#### Your objective:
Your output must be the lines below from the line containing "Recreate this image" to the line containing "labels=False, ticks=False, domain=False)", both lines included, reproduced exactly and without pictures.

-- Start --

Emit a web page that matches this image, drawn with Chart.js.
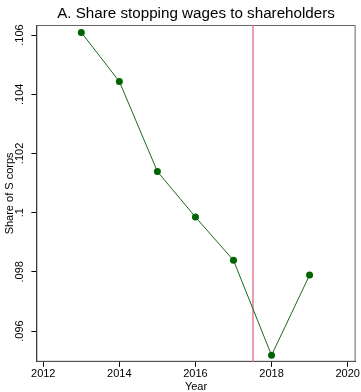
<!DOCTYPE html>
<html>
<head>
<meta charset="utf-8">
<script src="https://cdn.jsdelivr.net/npm/chart.js@4.4.1/dist/chart.umd.min.js"></script>
<style>
  html, body { margin: 0; padding: 0; background: #ffffff; }
  #wrap { width: 361px; height: 392px; position: relative; }
</style>
</head>
<body>
<div id="wrap"><canvas id="chart"></canvas></div>
<script>
// Data
const years = [2013, 2014, 2015, 2016, 2017, 2018, 2019];
const shareStopping = [0.10609, 0.10443, 0.10139, 0.09985, 0.09839, 0.09518, 0.09789];
const xTickValues = [2012, 2014, 2016, 2018, 2020];
const yTickValues = [0.096, 0.098, 0.100, 0.102, 0.104, 0.106];
const reformYear = 2017.5; // vertical marker
const titleText = 'A. Share stopping wages to shareholders';

// Stata style labels: .106, .1
function stataLabel(v) {
    let s = (Math.round(v * 1000) / 1000).toString();
    return s.replace(/^0\./, '.');
}

// frame, red reference line, title centred over the plot region
const framePlugin = {
    id: 'framePlugin',
    beforeDatasetsDraw(chart) {
        const { ctx, chartArea: a, scales } = chart;
        ctx.save();
        ctx.strokeStyle = '#666666';
        ctx.lineWidth = 1;
        ctx.strokeRect(a.left + 0.5, a.top + 0.5, a.right - a.left - 1, a.bottom - a.top - 1);
        const x = Math.round(scales.x.getPixelForValue(reformYear));
        ctx.strokeStyle = '#de7c97';
        ctx.lineWidth = 1.5;
        ctx.beginPath();
        ctx.moveTo(x, a.top);
        ctx.lineTo(x, a.bottom);
        ctx.stroke();

        ctx.fillStyle = '#000000';
        ctx.font = '15.2px "Liberation Sans"';
        ctx.textAlign = 'center';
        ctx.textBaseline = 'alphabetic';
        ctx.fillText(titleText, (a.left + a.right) / 2, 18);
        ctx.restore();
    }
};

const ctx = document.getElementById('chart').getContext('2d');
new Chart(ctx, {
    type: 'line',
    data: {
        datasets: [{
            data: years.map((y, i) => ({ x: y, y: shareStopping[i] })),
            borderColor: '#1a6b1a',
            borderWidth: 1,
            pointRadius: 3.5,
            pointBackgroundColor: '#006400',
            pointBorderColor: '#006400',
            pointBorderWidth: 0,
            tension: 0
        }]
    },
    options: {
        responsive: true,
        maintainAspectRatio: false,
        animation: false,
        layout: { padding: { left: 3, right: 5, top: 25, bottom: -1 } },
        plugins: {
            legend: { display: false },
            tooltip: { enabled: false },
            title: { display: false }
        },
        scales: {
            x: {
                type: 'linear',
                min: 2011.82,
                max: 2020.21,
                afterBuildTicks(scale) { scale.ticks = xTickValues.map(v => ({ value: v })); },
                grid: { drawOnChartArea: false, drawTicks: true, tickLength: 5, color: '#000000' },
                border: { display: true, color: '#000000', width: 1 },
                ticks: {
                    color: '#000000',
                    font: { family: 'Liberation Sans', size: 11, lineHeight: 1.1 },
                    padding: 1,
                    maxRotation: 0,
                    callback: v => v.toString()
                },
                title: {
                    display: true,
                    text: 'Year',
                    color: '#000000',
                    font: { family: 'Liberation Sans', size: 11, lineHeight: 1.1 },
                    padding: { top: 0, bottom: 0 }
                }
            },
            y: {
                type: 'linear',
                min: 0.09496,
                max: 0.10634,
                afterBuildTicks(scale) { scale.ticks = yTickValues.map(v => ({ value: v })); },
                grid: { drawOnChartArea: false, drawTicks: true, tickLength: 5, color: '#000000' },
                border: { display: true, color: '#000000', width: 1 },
                ticks: {
                    color: '#000000',
                    font: { family: 'Liberation Sans', size: 11 },
                    minRotation: 90,
                    maxRotation: 90,
                    crossAlign: 'center',
                    padding: 1,
                    callback: v => stataLabel(v)
                },
                title: {
                    display: true,
                    text: 'Share of S corps',
                    color: '#000000',
                    font: { family: 'Liberation Sans', size: 11 },
                    padding: { top: 0, bottom: 0 }
                }
            }
        }
    },
    plugins: [framePlugin]
});
</script>
</body>
</html>
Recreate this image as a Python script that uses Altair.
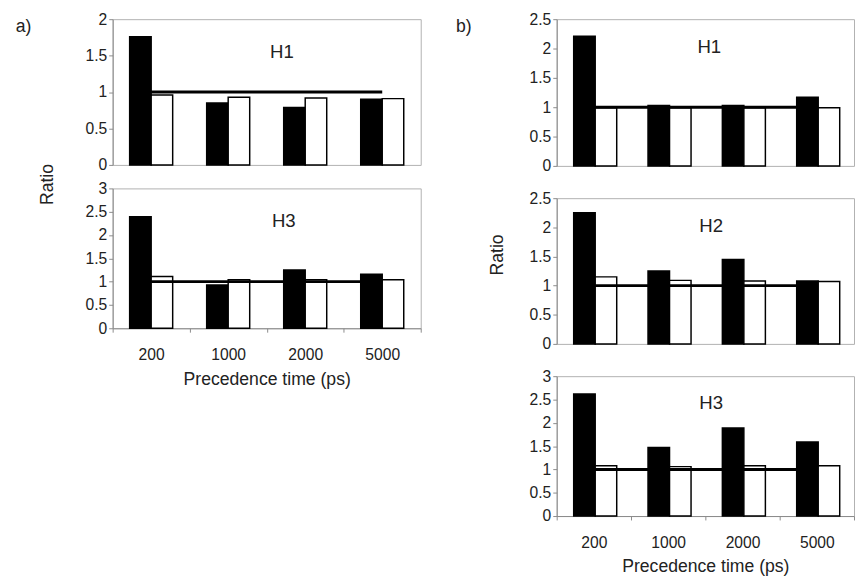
import altair as alt
import pandas as pd

categories = ["200", "1000", "2000", "5000"]
reference = [1, 1, 1, 1]

a_h1_black = [1.76, 0.85, 0.79, 0.90]
a_h1_white = [0.96, 0.93, 0.92, 0.91]
a_h3_black = [2.39, 0.93, 1.25, 1.16]
a_h3_white = [1.11, 1.04, 1.04, 1.04]

b_h1_black = [2.21, 1.03, 1.03, 1.17]
b_h1_white = [0.99, 0.99, 0.99, 0.99]
b_h2_black = [2.25, 1.25, 1.45, 1.08]
b_h2_white = [1.15, 1.09, 1.08, 1.07]
b_h3_black = [2.62, 1.47, 1.89, 1.59]
b_h3_white = [1.08, 1.06, 1.08, 1.08]

FONT = "Liberation Sans"
TXT = "#222222"
AXC = "#8a8a8a"


def panel(black, white, ymax, label, lx, ly, width, height, pad_outer, bottom):
    rows = []
    for c, bv, wv in zip(categories, black, white):
        rows.append({"cat": c, "series": "black", "value": bv})
        rows.append({"cat": c, "series": "white", "value": wv})
    bars_df = pd.DataFrame(rows)
    ref_df = pd.DataFrame({"cat": categories, "value": reference})
    lab_df = pd.DataFrame({"t": [label]})

    if bottom:
        xaxis = alt.Axis(
            title="Precedence time (ps)", labelAngle=0, tickBand="extent",
            tickSize=4, tickColor=AXC, domainColor=AXC, labelFontSize=16,
            labelPadding=15, labelColor=TXT, titleFontSize=18, titleColor=TXT,
            titleFontWeight="normal", titlePadding=8, labelFont=FONT, titleFont=FONT,
        )
    else:
        xaxis = alt.Axis(title=None, labels=False, ticks=False, domain=False)

    n = int(round(ymax * 2))
    yticks = [k / 2 for k in range(n + 1)]
    yaxis = alt.Axis(
        title=None, values=yticks, format="~g", grid=False, tickSize=4,
        tickColor=AXC, domainColor=AXC, labelFontSize=16, labelPadding=2,
        labelColor=TXT, labelFont=FONT, labelOverlap=False, labelFlush=False,
        tickCount=50,
    )

    xenc = alt.X("cat:N", sort=categories, axis=xaxis,
                 scale=alt.Scale(paddingInner=0, paddingOuter=0))
    yscale = alt.Scale(domain=[0, ymax], nice=False)

    bars = alt.Chart(bars_df).mark_bar(stroke="black", strokeWidth=1.5).encode(
        x=xenc,
        xOffset=alt.XOffset("series:N", sort=["black", "white"],
                            scale=alt.Scale(paddingInner=0, paddingOuter=pad_outer)),
        y=alt.Y("value:Q", scale=yscale, axis=yaxis),
        fill=alt.Fill("series:N", scale=alt.Scale(domain=["black", "white"],
                                                 range=["black", "white"]), legend=None),
    )
    line = alt.Chart(ref_df).mark_line(color="black", strokeWidth=3).encode(
        x=xenc,
        y=alt.Y("value:Q", scale=yscale, axis=yaxis),
    )
    txt = alt.Chart(lab_df).mark_text(fontSize=19, font=FONT, color=TXT,
                                      align="center", baseline="middle").encode(
        x=alt.value(lx), y=alt.value(ly), text="t:N")
    return alt.layer(bars, line, txt).properties(width=width, height=height)


a1 = panel(a_h1_black, a_h1_white, 2, "H1", 173, 34, 315, 149, 0.79, False)
a3 = panel(a_h3_black, a_h3_white, 3, "H3", 175, 33, 315, 143, 0.79, True)
b1 = panel(b_h1_black, b_h1_white, 2.5, "H1", 156, 29, 304, 150, 0.68, False)
b2 = panel(b_h2_black, b_h2_white, 2.5, "H2", 158, 29, 304, 149, 0.68, False)
b3 = panel(b_h3_black, b_h3_white, 3, "H3", 158, 28, 304, 143, 0.68, True)

col_a = alt.vconcat(a1, a3, spacing=6)
col_b = alt.vconcat(b1, b2, b3, spacing=15)


def label_view(items, width, height):
    layers = []
    for t, x, y, ang in items:
        d = pd.DataFrame({"t": [t]})
        layers.append(
            alt.Chart(d).mark_text(fontSize=18, font=FONT, color=TXT, align="center",
                                   baseline="middle", angle=ang).encode(
                x=alt.value(x), y=alt.value(y), text="t:N")
        )
    return alt.layer(*layers).properties(
        width=width, height=height, view=alt.ViewBackground(stroke="transparent"))


lab_a = label_view([("a)", 10, 8, 0), ("Ratio", 35, 169, 270)], 71, 340)
lab_b = label_view([("b)", 42, 8, 0), ("Ratio", 77, 241, 270)], 107, 340)

chart = alt.hconcat(lab_a, col_a, lab_b, col_b, spacing=0).properties(
    padding={"left": 5, "top": -4, "right": 0, "bottom": 0}
).configure_view(stroke="#b0b0b0", strokeWidth=1).configure_axis(
    labelFont=FONT, titleFont=FONT
)

chart.save("out.html", embed_options={"renderer": "svg", "actions": False})
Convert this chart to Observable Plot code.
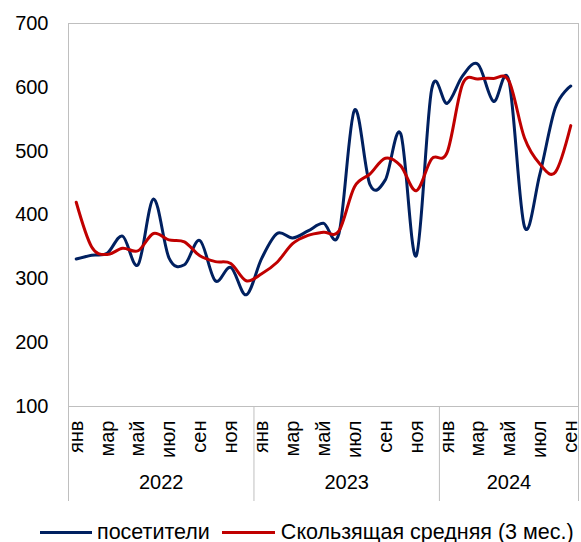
<!DOCTYPE html>
<html><head><meta charset="utf-8">
<script src="https://cdn.jsdelivr.net/npm/d3@7"></script>
<script src="https://cdn.jsdelivr.net/npm/@observablehq/plot@0.6"></script>
<style>
body{margin:0;background:#fff;font-family:"Liberation Sans",Arial,sans-serif;color:#000;}
#legend{display:flex;align-items:center;padding-left:40px;margin-top:8px;height:24px;font-size:21.5px;white-space:nowrap;}
#legend .sw{display:inline-block;height:3px;}
</style></head><body>
<div id="chart"></div>
<div id="legend">
  <span class="sw" style="width:52px;background:#002060;margin-right:5px"></span><span>посетители</span>
  <span class="sw" style="width:53px;background:#C00000;margin:0 6px 0 12px"></span><span>Скользящая средняя (3 мес.)</span>
</div>
<script>
const monthNames = ["янв","фев","мар","апр","май","июн","июл","авг","сен","окт","ноя","дек"];
const years = ["2022","2023","2024"];
const monthsPerYear = [12, 12, 9];
const visitors = [331,337,340,367,322,425,333,322,360,297,318,275,332,371,364,375,387,371,564,448,455,527,336,597,575,618,636,578,610,382,464,568,602];
const movingAvg = [420,350,338,348,344,371,361,358,336,327,324,297,308,326,355,368,373,375,444,464,489,477,438,488,498,605,613,614,610,521,480,467,540];
const yTicks = [100,200,300,400,500,600,700];

const data = [];
let idx = 0;
years.forEach((y, yi) => {
  for (let m = 0; m < monthsPerYear[yi]; m++) {
    data.push({i: idx, month: monthNames[m], year: y, visitors: visitors[idx], avg: movingAvg[idx]});
    idx++;
  }
});
const tickIdx = data.filter(d => d.i % 2 === 0).map(d => d.i);
const yearGroups = years.map(y => {
  const ds = data.filter(d => d.year === y);
  return {year: y, mid: (ds[0].i + ds[ds.length - 1].i) / 2, end: ds[ds.length - 1].i + 0.5};
});
const bounds = [-0.5, ...yearGroups.map(g => g.end)];
const gridColor = "#bfbfbf";

const chart = Plot.plot({
  width: 581, height: 512,
  marginLeft: 68, marginRight: 3, marginTop: 23, marginBottom: 106,
  style: {fontFamily: '"Liberation Sans", Arial, sans-serif', fontSize: "20px", color: "#000", background: "#fff"},
  x: {domain: [-0.5, data.length - 0.5]},
  y: {domain: [100, 700]},
  marks: [
    Plot.frame({stroke: gridColor}),
    Plot.ruleX(bounds, {y1: 100, y2: 100, insetBottom: -95, stroke: gridColor}),
    Plot.axisY({ticks: yTicks, tickSize: 0, tickPadding: 20, label: null, fontSize: 20}),
    Plot.axisX({ticks: tickIdx, tickFormat: i => data[i].month, tickRotate: -90, tickSize: 0, tickPadding: 14, label: null, fontSize: 20}),
    Plot.text(yearGroups, {x: "mid", text: "year", frameAnchor: "bottom", dy: 82, fontSize: 20}),
    Plot.line(data, {x: "i", y: "visitors", stroke: "#002060", strokeWidth: 3, curve: "cardinal"}),
    Plot.line(data, {x: "i", y: "avg", stroke: "#C00000", strokeWidth: 3, curve: "cardinal"})
  ]
});
document.getElementById("chart").appendChild(chart);
</script>
</body></html>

-- End --

#### Response to the exercise:
Recreate this image as a Python script that uses Altair.
import altair as alt
import pandas as pd

categories = ["200", "1000", "2000", "5000"]
reference = [1, 1, 1, 1]

a_h1_black = [1.76, 0.85, 0.79, 0.90]
a_h1_white = [0.96, 0.93, 0.92, 0.91]
a_h3_black = [2.39, 0.93, 1.25, 1.16]
a_h3_white = [1.11, 1.04, 1.04, 1.04]

b_h1_black = [2.21, 1.03, 1.03, 1.17]
b_h1_white = [0.99, 0.99, 0.99, 0.99]
b_h2_black = [2.25, 1.25, 1.45, 1.08]
b_h2_white = [1.15, 1.09, 1.08, 1.07]
b_h3_black = [2.62, 1.47, 1.89, 1.59]
b_h3_white = [1.08, 1.06, 1.08, 1.08]

FONT = "Liberation Sans"
TXT = "#222222"
AXC = "#8a8a8a"


def panel(black, white, ymax, label, lx, ly, width, height, pad_outer, bottom):
    rows = []
    for c, bv, wv in zip(categories, black, white):
        rows.append({"cat": c, "series": "black", "value": bv})
        rows.append({"cat": c, "series": "white", "value": wv})
    bars_df = pd.DataFrame(rows)
    ref_df = pd.DataFrame({"cat": categories, "value": reference})
    lab_df = pd.DataFrame({"t": [label]})

    if bottom:
        xaxis = alt.Axis(
            title="Precedence time (ps)", labelAngle=0, tickBand="extent",
            tickSize=4, tickColor=AXC, domainColor=AXC, labelFontSize=16,
            labelPadding=15, labelColor=TXT, titleFontSize=18, titleColor=TXT,
            titleFontWeight="normal", titlePadding=8, labelFont=FONT, titleFont=FONT,
        )
    else:
        xaxis = alt.Axis(title=None, labels=False, ticks=False, domain=False)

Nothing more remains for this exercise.